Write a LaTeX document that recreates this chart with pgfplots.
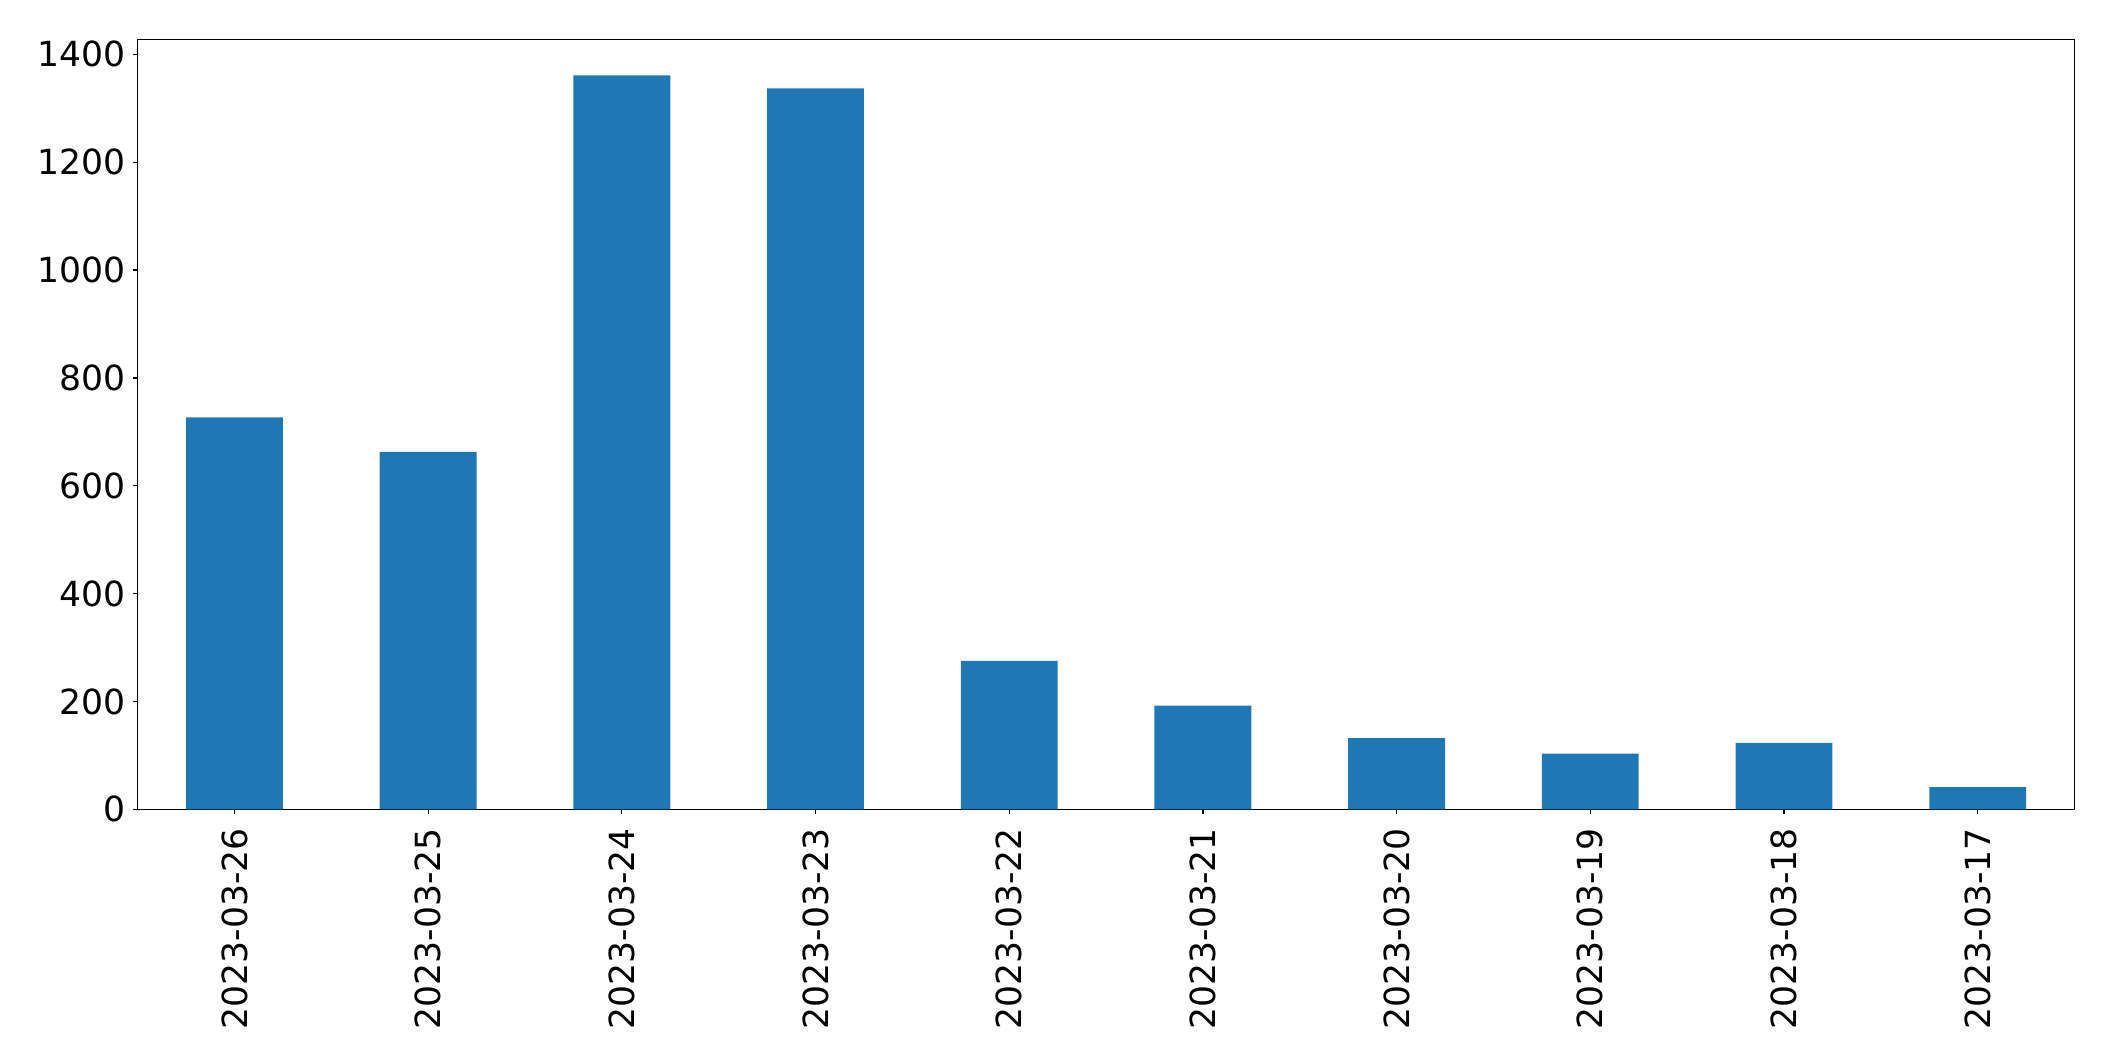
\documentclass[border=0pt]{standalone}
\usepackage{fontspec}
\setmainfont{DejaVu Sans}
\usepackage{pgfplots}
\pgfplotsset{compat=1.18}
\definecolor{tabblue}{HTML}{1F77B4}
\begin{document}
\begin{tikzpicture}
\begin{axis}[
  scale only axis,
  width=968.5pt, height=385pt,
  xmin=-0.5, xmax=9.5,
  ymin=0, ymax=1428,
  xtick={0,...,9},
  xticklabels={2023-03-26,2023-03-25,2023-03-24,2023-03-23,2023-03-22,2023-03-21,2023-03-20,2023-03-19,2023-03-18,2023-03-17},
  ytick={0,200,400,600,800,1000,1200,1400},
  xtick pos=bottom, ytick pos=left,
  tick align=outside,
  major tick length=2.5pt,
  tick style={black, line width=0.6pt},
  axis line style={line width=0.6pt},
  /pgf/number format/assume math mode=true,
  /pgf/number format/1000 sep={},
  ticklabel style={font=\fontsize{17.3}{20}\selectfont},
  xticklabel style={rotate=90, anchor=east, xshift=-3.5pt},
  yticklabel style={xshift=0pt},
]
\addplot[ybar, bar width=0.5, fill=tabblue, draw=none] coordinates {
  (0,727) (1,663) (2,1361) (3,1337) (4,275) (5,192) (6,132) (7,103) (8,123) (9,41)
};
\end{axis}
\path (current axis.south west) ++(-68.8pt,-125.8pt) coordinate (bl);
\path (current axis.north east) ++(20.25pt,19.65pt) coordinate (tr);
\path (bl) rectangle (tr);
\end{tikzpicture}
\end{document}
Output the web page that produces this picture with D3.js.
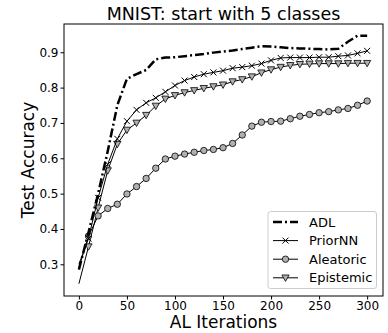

PROBLEM DESCRIPTION: Transcribe the entries above verbatim, omitting their pictures.

ANSWER TO THIS PROBLEM:
Write a LaTeX document that recreates this chart with pgfplots.
\documentclass[border=0pt]{standalone}
\usepackage{fontspec}
\setmainfont{DejaVu Sans}
\usepackage{pgfplots}
\pgfplotsset{compat=1.18}
\definecolor{tabblue}{HTML}{1F77B4}
\begin{document}
\begin{tikzpicture}
\begin{axis}[
  scale only axis,
  width=968.5pt, height=385pt,
  xmin=-0.5, xmax=9.5,
  ymin=0, ymax=1428,
  xtick={0,...,9},
  xticklabels={2023-03-26,2023-03-25,2023-03-24,2023-03-23,2023-03-22,2023-03-21,2023-03-20,2023-03-19,2023-03-18,2023-03-17},
  ytick={0,200,400,600,800,1000,1200,1400},
  xtick pos=bottom, ytick pos=left,
  tick align=outside,
  major tick length=2.5pt,
  tick style={black, line width=0.6pt},
  axis line style={line width=0.6pt},
  /pgf/number format/assume math mode=true,
  /pgf/number format/1000 sep={},
  ticklabel style={font=\fontsize{17.3}{20}\selectfont},
  xticklabel style={rotate=90, anchor=east, xshift=-3.5pt},
  yticklabel style={xshift=0pt},
]
\addplot[ybar, bar width=0.5, fill=tabblue, draw=none] coordinates {
  (0,727) (1,663) (2,1361) (3,1337) (4,275) (5,192) (6,132) (7,103) (8,123) (9,41)
};
\end{axis}
\path (current axis.south west) ++(-68.8pt,-125.8pt) coordinate (bl);
\path (current axis.north east) ++(20.25pt,19.65pt) coordinate (tr);
\path (bl) rectangle (tr);
\end{tikzpicture}
\end{document}
Output the web page that produces this picture with D3.js.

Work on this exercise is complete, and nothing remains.